Northeast Iowa students learn about food production

Some northeast Iowa students are getting the chance to see how parts of their school lunch gets from the farm to the plate. Andrea Rissing of the University of Northern Iowa helps schools find locally grown foods through the “Farm to School Program.” Rissing says the program is broken into two parts, the first is getting locally grown food into the cafeterias so schools serve fresher and healthier food.

The second part is the education so students learn where the food comes from and get to know the farmer. For example, the program has Mark Armstrong, the owner of a Springville dairy farm visiting Independence elementary students. She says Armstrong will make two visits to first graders to show them how he makes mozzarella cheese. The school serves his cheese curds and it will let students see how they are made and then they will eat them later in the day.

Rissing says their program in northeast Iowa involves six schools and they try to have producers visit the schools whenever they can.

Rissing says they’ve also had apple growers come in and do taste tests with the apples that they have grown. Rissing works at U-N-I’s Center for energy and Environmental Education, and says they help schools find local growers through the Northern Iowa Food and Farm Partnership. There are a variety of locally grown products available.

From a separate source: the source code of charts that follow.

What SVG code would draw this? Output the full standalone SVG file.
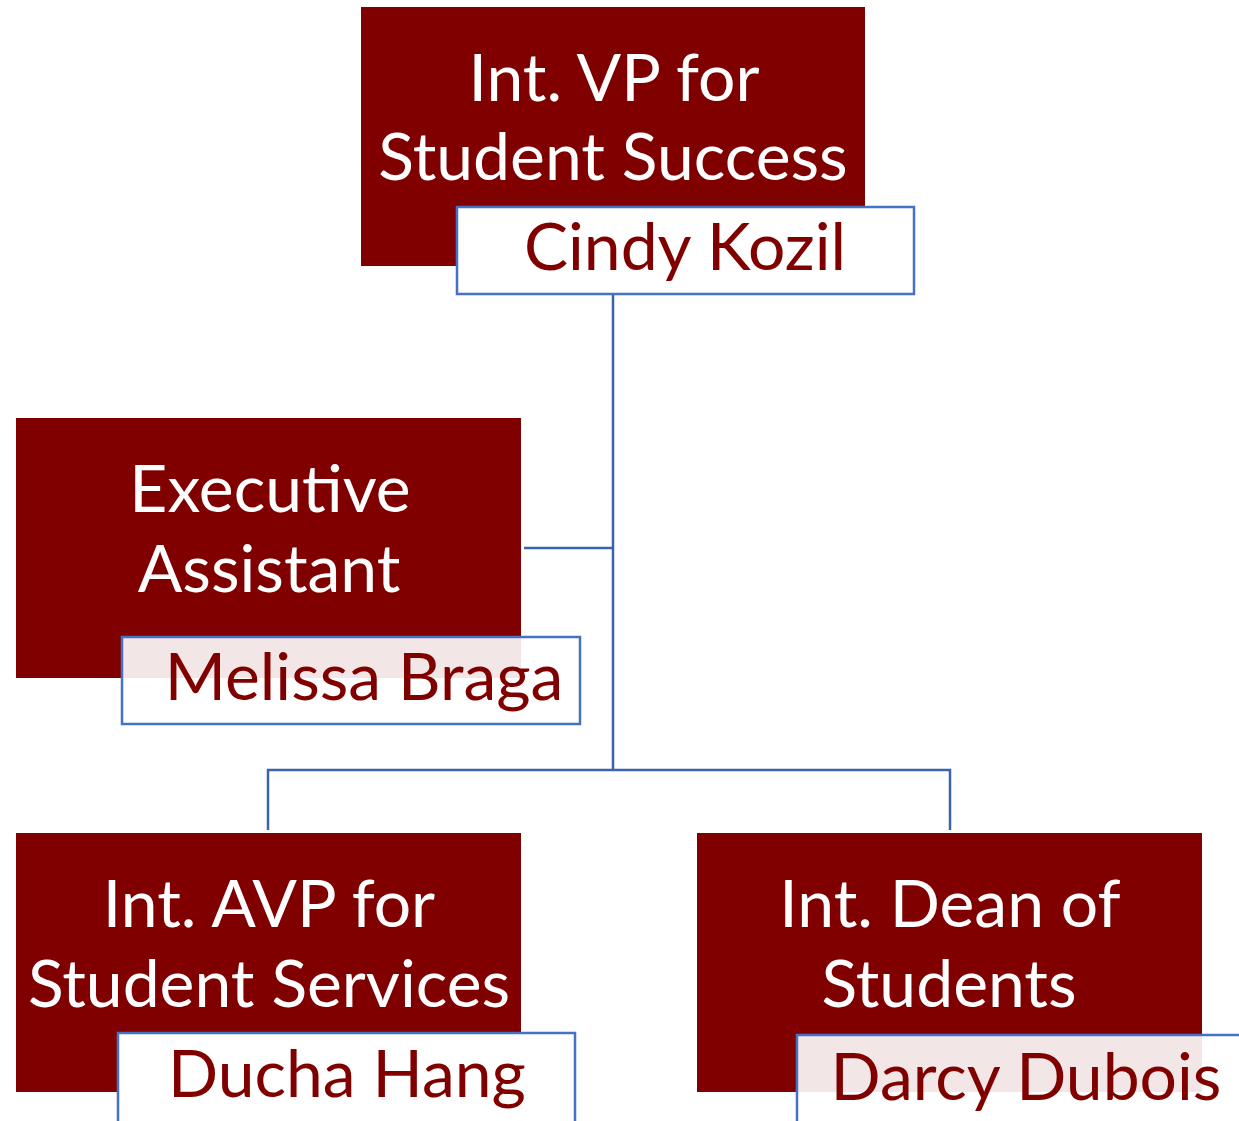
<svg xmlns="http://www.w3.org/2000/svg" width="1239" height="1121" viewBox="0 0 1239 1121">
<style>
.box{fill:#800000}
.name{stroke:#4472C4;stroke-width:2.5}
.opaque{fill:#ffffff}
.trans{fill:#ffffff;fill-opacity:0.9}
.title{font-family:Lato,"Open Sans",sans-serif;font-size:66px;fill:#ffffff;text-anchor:middle}
.nm{font-family:Lato,"Open Sans",sans-serif;font-size:66px;fill:#800000;text-anchor:middle}
.conn{stroke:#3C64AE;stroke-width:2.5;fill:none}
</style>
<rect width="1239" height="1121" fill="#ffffff"/>
<g id="connectors">
<path class="conn" d="M613 294 V770"/>
<path class="conn" d="M524 548 H613"/>
<path class="conn" d="M268 830 V770 H950 V830"/>
</g>
<g id="vp">
<rect class="box" x="361" y="7" width="504" height="259"/>
<text class="title" x="614" y="101">Int. VP for</text>
<text class="title" x="613" y="180">Student Success</text>
<rect class="name opaque" x="457" y="207" width="457" height="87"/>
<text class="nm" x="685" y="270">Cindy Kozil</text>
</g>
<g id="exec">
<rect class="box" x="16" y="418" width="505" height="260"/>
<text class="title" x="270" y="512">Executive</text>
<text class="title" x="269" y="592">Assistant</text>
<rect class="name trans" x="122" y="637" width="458" height="87"/>
<text class="nm" x="364" y="700">Melissa Braga</text>
</g>
<g id="avp">
<rect class="box" x="16" y="833" width="505" height="259"/>
<text class="title" x="269" y="927">Int. AVP for</text>
<text class="title" x="269" y="1007">Student Services</text>
<rect class="name opaque" x="118" y="1033" width="457" height="90"/>
<text class="nm" x="347" y="1097">Ducha Hang</text>
</g>
<g id="dean">
<rect class="box" x="697" y="833" width="505" height="259"/>
<text class="title" x="950" y="927">Int. Dean of</text>
<text class="title" x="949" y="1007">Students</text>
<rect class="name trans" x="797" y="1035" width="460" height="90"/>
<text class="nm" x="1026" y="1100">Darcy Dubois</text>
</g>
</svg>
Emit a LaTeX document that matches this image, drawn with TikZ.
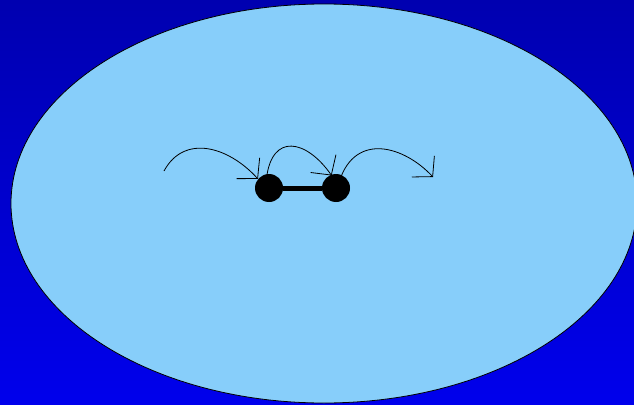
\documentclass[tikz,border=0pt]{standalone}
\usetikzlibrary{arrows.meta}
\definecolor{skytop}{RGB}{0,0,176}
\definecolor{skybottom}{RGB}{0,0,236}
\definecolor{cell}{RGB}{135,206,250}
\begin{document}
\begin{tikzpicture}[x=1pt, y=-1pt,
    atom/.style={circle, fill=black, minimum size=28pt, inner sep=0pt},
    hop/.style={-{Straight Barb[length=14pt,width=31pt]}, line width=0.8pt}]
    \useasboundingbox (0,0) rectangle (634,404);
    \clip (0,0) rectangle (634,404);
    \shade[top color=skytop, bottom color=skybottom] (0,0) rectangle (634,404);
    \draw[fill=cell, line width=0.8pt] (324,203.5) ellipse [x radius=313, y radius=199.5];
    % the pair
    \node[atom] (a) at (269,188) {};
    \node[atom] (b) at (336,188) {};
    \draw[line width=5pt] (a) -- (b);
    \coordinate (from) at (164,171);
    \coordinate (to) at (433,177);
    % jumps
    \draw[hop] (from) .. controls (184,134) and (228,146) .. ([shift={(-1pt,-1pt)}]a.135);
    \draw[hop] ([yshift=-4pt]a.100) .. controls (272,133) and (306,139) .. ([yshift=-1pt]b.108);
    \draw[hop] ([yshift=-6pt]b.75) .. controls (356,132) and (404,146) .. (to);
\end{tikzpicture}
\end{document}
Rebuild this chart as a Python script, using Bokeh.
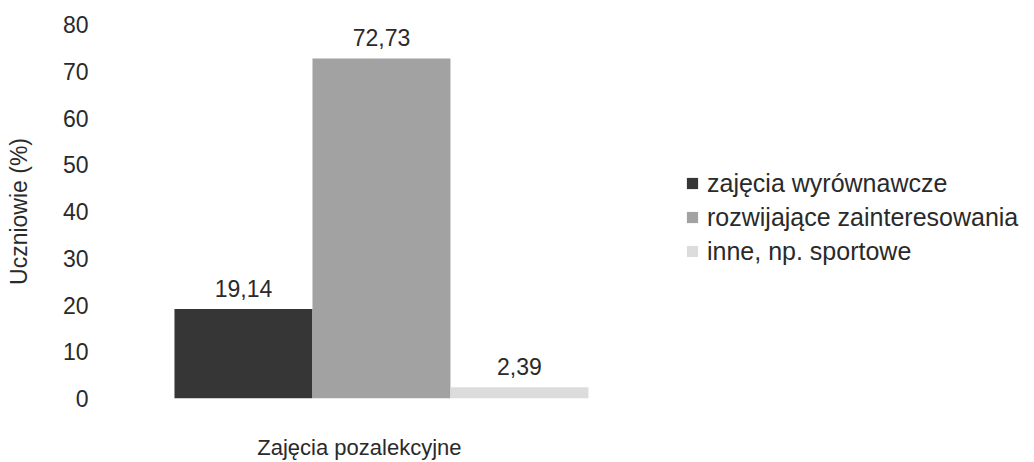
from bokeh.plotting import figure
from bokeh.models import ColumnDataSource, Range1d, FixedTicker, LabelSet, Legend, LegendItem, LinearAxis
from bokeh.core.properties import value
from bokeh.embed import file_html
from bokeh.resources import INLINE

# ---- data ----
group_label = "Zajęcia pozalekcyjne"
series = ["zajęcia wyrównawcze", "rozwijające zainteresowania", "inne, np. sportowe"]
values = [19.14, 72.73, 2.39]
colors = ["#363636", "#a2a2a2", "#dcdcdc"]
y_ticks = [0, 10, 20, 30, 40, 50, 60, 70, 80]
y_label = "Uczniowie (%)"

FONT = "Liberation Sans"
TXT = "#2a2a2a"
CAPTION_X = 0.84  # horizontal centre of the category caption (in x-range units)

src = ColumnDataSource(dict(
    x=list(range(len(series))),
    top=values,
    name=series,
    color=colors,
    lab=[f"{v:.2f}".replace(".", ",") for v in values],
))

p = figure(width=1034, height=462, output_backend="svg", toolbar_location=None,
           x_range=Range1d(-1.036, 5.732), y_range=Range1d(0, 80),
           x_axis_location=None,
           min_border_left=100, min_border_right=0, min_border_top=24, min_border_bottom=62)
p.outline_line_color = None
p.grid.visible = False
p.background_fill_color = "white"
p.border_fill_color = "white"

r = p.vbar(x="x", top="top", width=1.0, bottom=0, fill_color="color", line_color=None, source=src)

labels = LabelSet(x="x", y="top", text="lab", source=src, text_align="center", text_baseline="alphabetic",
                  y_offset=12, text_font=value(FONT), text_font_size="23px", text_color=TXT)
p.add_layout(labels)

# y axis
ya = p.yaxis[0]
ya.ticker = FixedTicker(ticks=y_ticks)
ya.axis_line_color = None
ya.major_tick_line_color = None
ya.minor_tick_line_color = None
ya.major_tick_out = 0
ya.major_tick_in = 0
ya.major_label_standoff = 12
ya.major_label_text_font = FONT
ya.major_label_text_font_size = "23px"
ya.major_label_text_color = TXT
ya.axis_label = y_label
ya.axis_label_text_font = FONT
ya.axis_label_text_font_size = "23px"
ya.axis_label_text_font_style = "normal"
ya.axis_label_text_color = TXT
ya.axis_label_standoff = 28

# x axis: single caption label
xa = LinearAxis(ticker=FixedTicker(ticks=[CAPTION_X]),
                major_label_overrides={CAPTION_X: group_label},
                axis_line_color=None, major_tick_line_color=None, minor_tick_line_color=None,
                major_tick_out=0, major_tick_in=0, major_label_standoff=36,
                major_label_text_font=FONT, major_label_text_font_size="22px",
                major_label_text_color=TXT)
p.add_layout(xa, "below")

items = [LegendItem(label=s, renderers=[r], index=i) for i, s in enumerate(series)]
legend = Legend(items=items, location=(585, 130), border_line_color=None,
                background_fill_alpha=0, padding=0, margin=0, spacing=0,
                glyph_width=14, glyph_height=14, label_height=34, label_standoff=8,
                label_text_font=FONT, label_text_font_size="25px", label_text_color=TXT)
p.add_layout(legend, "center")

open("out.html", "w").write(file_html(p, INLINE))
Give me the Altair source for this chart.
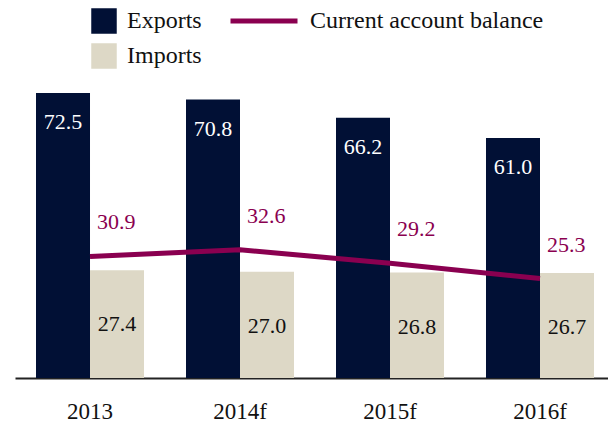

Rissing says eggs are one product, especially with the recent salmonella egg scare. There’s apples, squash, potatoes and she says greens can be grown late into the winter on hoop farms. Rissing says there are many advantages for both sides when food is bought locally.

She says you can save money on in-season produce, she says that helps the community. Rissing says the growers appreciate being able to reach students at a young age, and those students tell their parents about the locally grown foods.

Independence students have also toured local farms on field trips and take care of a school garden. Rissing says the Independence district gets around seven percent of its food from local sources. She says the amount of locally grown food used by districts varies based on their size.